> [SET EXERCISE]: Give only the number of lines in the listing below where the string "this" occurs.

> [SUPPLIED INFORMATION]:

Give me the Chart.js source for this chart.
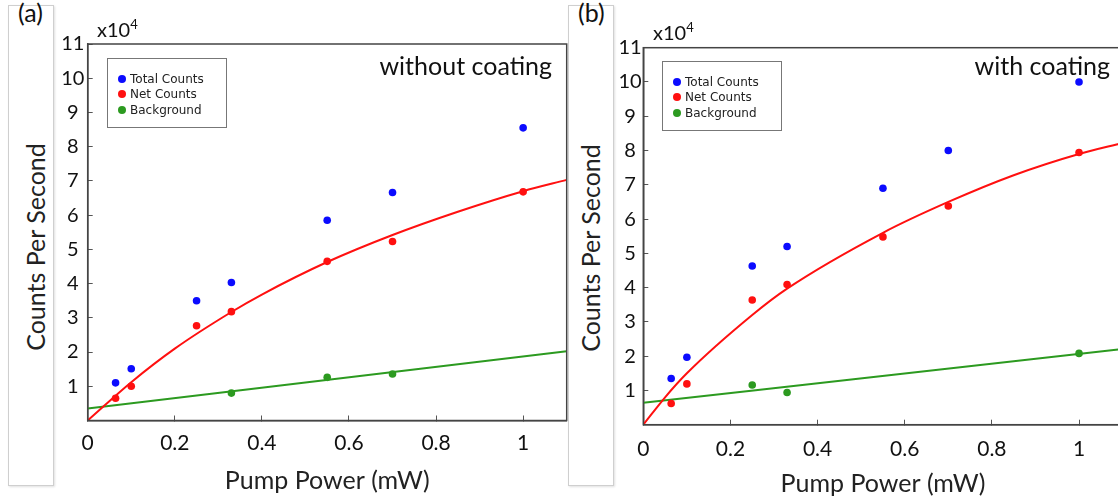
<!DOCTYPE html>
<html>
<head>
<meta charset="utf-8">
<script src="https://cdn.jsdelivr.net/npm/chart.js@4.4.1/dist/chart.umd.min.js"></script>
<style>
  body { margin: 0; width: 1118px; height: 500px; overflow: hidden; background: #fff; position: relative; font-family: Lato, sans-serif; color: #111; }
  .side { position: absolute; top: 5px; width: 44px; height: 479px; border: 1px solid #cfcfcf; box-shadow: 1px 1px 2px rgba(0,0,0,0.12); background: #fff; }
  .tag { position: absolute; top: -3px; font-size: 25px; line-height: 30px; }
  .ytitle { position: absolute; width: 300px; height: 30px; line-height: 30px; font-size: 25px; text-align: center; transform: rotate(-90deg); color: #222; white-space: nowrap; }
  .chart { position: absolute; top: 0; width: 580px; height: 500px; }
  .mult { position: absolute; font-size: 20px; line-height: 24px; }
  .mult sup { font-size: 13px; }
  .note { position: absolute; font-size: 25px; line-height: 30px; white-space: nowrap; }
  .legend { position: absolute; width: 118px; height: 68px; border: 1px solid #777; background: #fff; font-family: "DejaVu Sans", sans-serif; font-size: 12px; color: #222; }
  .legend div { position: absolute; left: 10px; height: 14px; line-height: 14px; white-space: nowrap; }
  .legend span { display: inline-block; width: 8px; height: 8px; border-radius: 50%; margin-right: 4px; vertical-align: 0; }
</style>
</head>
<body>
<div class="side" style="left:8px"></div>
<div class="tag" style="left:18px">(a)</div>
<div class="ytitle" style="left:-115px;top:232px">Counts Per Second</div>

<div class="side" style="left:568px"></div>
<div class="tag" style="left:578px">(b)</div>
<div class="ytitle" style="left:440px;top:233px">Counts Per Second</div>

<div class="chart" style="left:0"><canvas id="chartA"></canvas></div>
<div class="chart" style="left:560px"><canvas id="chartB"></canvas></div>

<div class="mult" style="left:97px;top:12px">x10<sup>4</sup></div>
<div class="mult" style="left:653px;top:15px">x10<sup>4</sup></div>
<div class="note" style="right:566px;top:50px">without coating</div>
<div class="note" style="right:8px;top:50px">with coating</div>
<div class="legend" id="legendA" style="left:107px;top:58px"></div>
<div class="legend" id="legendB" style="left:662px;top:61px"></div>

<script>
Chart.defaults.font.family = 'Lato, sans-serif'
Chart.defaults.color = '#111'

const xTicks = [0, 0.2, 0.4, 0.6, 0.8, 1]
const yTicks = [0, 1, 2, 3, 4, 5, 6, 7, 8, 9, 10, 11]
const seriesNames = ['Total Counts', 'Net Counts', 'Background']
const seriesColors = ['#0b0bff', '#ff1010', '#2c9a20']

// (a) without coating
const powerA = [0.064, 0.1, 0.25, 0.33, 0.55, 0.7, 1.0]
const totalA = [1.1, 1.51, 3.5, 4.03, 5.85, 6.66, 8.55]
const netA = [0.65, 1.0, 2.77, 3.18, 4.65, 5.23, 6.68]
const bgPowerA = [0.33, 0.55, 0.7]
const bgA = [0.8, 1.26, 1.36]
const fitPowerA = [0, 0.1, 0.2, 0.33, 0.4, 0.55, 0.7, 0.85, 1.0, 1.1]
const netFitA = [0, 1.12, 2.1, 3.17, 3.68, 4.63, 5.42, 6.1, 6.7, 7.03]
const bgFitPowerA = [0, 1.1]
const bgFitA = [0.35, 2.02]

// (b) with coating
const powerB = [0.064, 0.1, 0.25, 0.33, 0.55, 0.7, 1.0]
const totalB = [1.35, 1.97, 4.63, 5.2, 6.9, 8.0, 10.0]
const netB = [0.62, 1.19, 3.64, 4.09, 5.48, 6.38, 7.94]
const bgPowerB = [0.25, 0.33, 1.0]
const bgB = [1.16, 0.94, 2.08]
const fitPowerB = [0, 0.05, 0.1, 0.25, 0.33, 0.55, 0.7, 0.85, 1.0, 1.1]
const netFitB = [0, 0.8, 1.5, 3.2, 3.97, 5.6, 6.5, 7.28, 7.9, 8.22]
const bgFitPowerB = [0, 1.1]
const bgFitB = [0.64, 2.21]

const pts = (xs, ys) => xs.map((x, i) => ({x: x, y: ys[i]}))

const frame = { // рамка вокруг области графика
  id: 'frame',
  afterDatasetsDraw(chart) {
    const {ctx, chartArea: a} = chart
    ctx.save()
    ctx.strokeStyle = '#444'
    ctx.lineWidth = 1.5
    ctx.strokeRect(a.left, a.top, a.right - a.left, a.bottom - a.top)
    ctx.restore()
  }
}

function buildChart(id, g, d) {
  const dot = (i, data) => ({
    label: seriesNames[i], data: data, backgroundColor: seriesColors[i],
    pointRadius: 3.8, pointBorderWidth: 0, showLine: false
  })
  const fit = (color, data) => ({
    label: 'fit', data: data, borderColor: color, borderWidth: 2, pointRadius: 0,
    showLine: true, fill: false, cubicInterpolationMode: 'monotone'
  })
  return new Chart(document.getElementById(id), {
    type: 'scatter',
    data: {
      datasets: [
        dot(0, pts(d.power, d.total)),
        dot(1, pts(d.power, d.net)),
        dot(2, pts(d.bgPower, d.bg)),
        fit(seriesColors[1], pts(d.fitPower, d.netFit)),
        fit(seriesColors[2], pts(d.bgFitPower, d.bgFit))
      ]
    },
    options: {
      responsive: true,
      maintainAspectRatio: false,
      animation: false,
      events: [],
      layout: { autoPadding: false, padding: { top: g.top, right: g.right, left: 0, bottom: 0 } },
      plugins: { legend: { display: false }, tooltip: { enabled: false } },
      scales: {
        x: {
          type: 'linear', min: 0, max: 1.1,
          afterBuildTicks: s => { s.ticks = xTicks.map(v => ({value: v})) },
          afterFit: s => { s.height = g.xHeight },
          border: { color: '#444', width: 1.5 },
          grid: { drawOnChartArea: false, tickLength: -5, color: '#555' },
          ticks: { font: { size: 21 }, color: '#111', padding: g.xPad, maxRotation: 0, callback: v => String(v) },
          title: { display: true, text: 'Pump Power (mW)', font: { size: 25 }, color: '#222', padding: { top: 0, bottom: g.titlePad } }
        },
        y: {
          type: 'linear', min: 0, max: 11,
          afterBuildTicks: s => { s.ticks = yTicks.map(v => ({value: v})) },
          afterFit: s => { s.width = g.yWidth },
          border: { color: '#444', width: 1.5 },
          grid: { drawOnChartArea: false, tickLength: -5, color: '#555' },
          ticks: { font: { size: 20 }, color: '#111', padding: g.yPad, crossAlign: 'center', callback: v => v === 0 ? '' : String(v) }
        }
      }
    },
    plugins: [frame]
  })
}

function buildLegend(id) {
  const box = document.getElementById(id)
  seriesNames.forEach((name, i) => {
    const row = document.createElement('div')
    row.style.top = (13 + i * 15.3) + 'px'
    row.innerHTML = '<span style="background:' + seriesColors[i] + '"></span>' + name
    box.appendChild(row)
  })
}

try {
  buildChart('chartA',
    { top: 44, right: 13.3, yWidth: 87.7, xHeight: 79.5, xPad: 15, yPad: 8.3, titlePad: 4 },
    { power: powerA, total: totalA, net: netA, bgPower: bgPowerA, bg: bgA,
      fitPower: fitPowerA, netFit: netFitA, bgFitPower: bgFitPowerA, bgFit: bgFitA })
  buildChart('chartB',
    { top: 47.7, right: 17.4, yWidth: 83.3, xHeight: 75.3, xPad: 16.8, yPad: 6.7, titlePad: 1.5 },
    { power: powerB, total: totalB, net: netB, bgPower: bgPowerB, bg: bgB,
      fitPower: fitPowerB, netFit: netFitB, bgFitPower: bgFitPowerB, bgFit: bgFitB })
  buildLegend('legendA')
  buildLegend('legendB')
} catch (error) {
  console.error('chart render failed: ' + error)
}
</script>
</body>
</html>
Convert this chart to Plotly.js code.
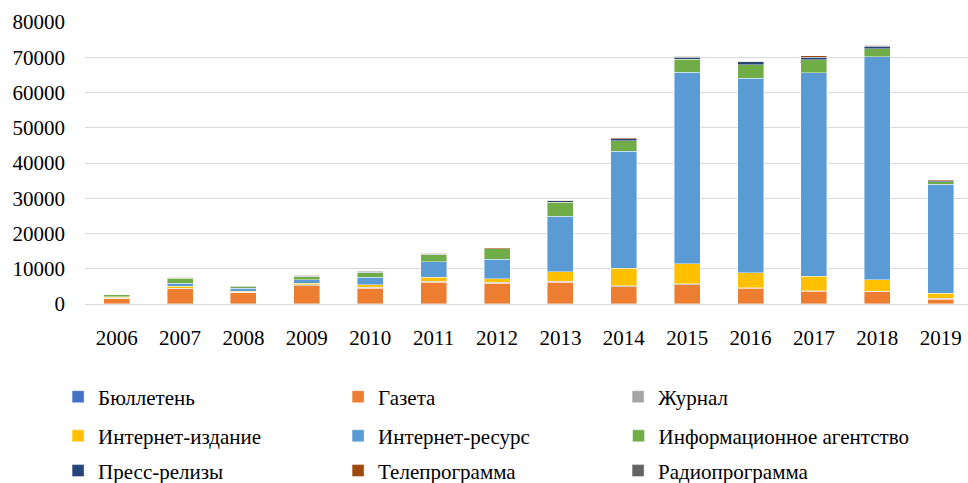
<!DOCTYPE html>
<html>
<head>
<meta charset="utf-8">
<script src="https://cdn.plot.ly/plotly-3.0.1.min.js"></script>
<style>html,body{margin:0;padding:0;background:#fff;}#chart{width:968px;height:483px;}</style>
</head>
<body>
<div id="chart"></div>
<script>
const years = ['2006','2007','2008','2009','2010','2011','2012','2013','2014','2015','2016','2017','2018','2019'];
const seriesNames = ['Бюллетень','Газета','Журнал','Интернет-издание','Интернет-ресурс','Информационное агентство','Пресс-релизы','Телепрограмма','Радиопрограмма'];
const bulleten   = [10, 20, 20, 20, 20, 30, 30, 30, 40, 40, 30, 30, 30, 10];
const gazeta     = [1500, 4300, 3200, 5200, 4500, 6200, 5900, 6100, 4900, 5400, 4400, 3600, 3400, 1300];
const zhurnal    = [150, 200, 150, 200, 200, 250, 300, 300, 300, 250, 250, 200, 200, 300];
const izdanie    = [300, 500, 250, 400, 700, 1050, 1000, 2700, 4900, 5750, 4250, 4000, 3200, 1500];
const resurs     = [100, 800, 800, 1000, 2200, 4400, 5500, 15800, 33200, 54300, 55100, 57800, 63300, 30900];
const agentstvo  = [500, 1500, 500, 900, 1200, 2100, 2900, 4000, 3000, 3700, 3900, 3700, 2300, 700];
const pressrel   = [20, 80, 80, 150, 150, 150, 100, 300, 600, 600, 800, 700, 700, 200];
const teleprog   = [50, 120, 120, 250, 250, 250, 200, 200, 200, 200, 100, 400, 300, 300];
const radioprog  = [10, 20, 20, 20, 20, 20, 20, 30, 30, 30, 30, 30, 30, 20];
const colors = ['#4472C4','#ED7D31','#A5A5A5','#FFC000','#5B9BD5','#70AD47','#264478','#9E480E','#636363'];
const values = [bulleten, gazeta, zhurnal, izdanie, resurs, agentstvo, pressrel, teleprog, radioprog];
const legendSlot = ['legend','legend','legend','legend2','legend2','legend4','legend3','legend3','legend3'];

const traces = seriesNames.map((n, i) => ({
  type: 'bar',
  name: n,
  x: years,
  y: values[i],
  legend: legendSlot[i],
  marker: {color: colors[i], line: {color: 'rgba(255,255,255,0.6)', width: 0.7}},
  hoverinfo: 'x+y+name'
}));

const fam = 'Liberation Serif, Times New Roman, serif';
const fs = 21;

function legendAt(xc, yc, fixedWidth) {
  const l = {
    orientation: 'h',
    traceorder: 'normal',
    xref: 'container', yref: 'container',
    x: xc, xanchor: 'left',
    y: yc, yanchor: 'middle',
    font: {family: fam, size: fs, color: '#000'},
    itemwidth: 30,
    bgcolor: 'rgba(0,0,0,0)'
  };
  if (fixedWidth) { l.entrywidth = 235; l.entrywidthmode = 'pixels'; }
  return l;
}

const layout = {
  width: 968, height: 483,
  margin: {l: 85, r: 0, t: 22, b: 179},
  barmode: 'stack',
  bargap: 0.59,
  paper_bgcolor: '#fff', plot_bgcolor: '#fff',
  font: {family: fam, size: fs, color: '#000'},
  showlegend: true,
  xaxis: {
    type: 'category',
    range: [-0.5, 13.43],
    showgrid: false,
    showline: false,
    zeroline: false,
    ticks: '',
    ticklabelstandoff: 19,
    tickfont: {family: fam, size: fs, color: '#000'}
  },
  yaxis: {
    range: [0, 80000],
    dtick: 10000,
    showgrid: true,
    gridcolor: '#d9d9d9',
    gridwidth: 1,
    zeroline: true,
    zerolinecolor: '#d9d9d9',
    zerolinewidth: 1,
    showline: false,
    ticks: '',
    ticklabelstandoff: 19,
    tickformat: 'd',
    tickfont: {family: fam, size: fs, color: '#000'}
  },
  legend: legendAt(0.060, 0.178, true),
  legend2: legendAt(0.060, 0.097, true),
  legend4: legendAt(0.639, 0.097, false),
  legend3: legendAt(0.060, 0.025, true)
};

Plotly.newPlot('chart', traces, layout, {displayModeBar: false, staticPlot: true});
</script>
</body>
</html>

> [THE COMPLETED TASK]: 2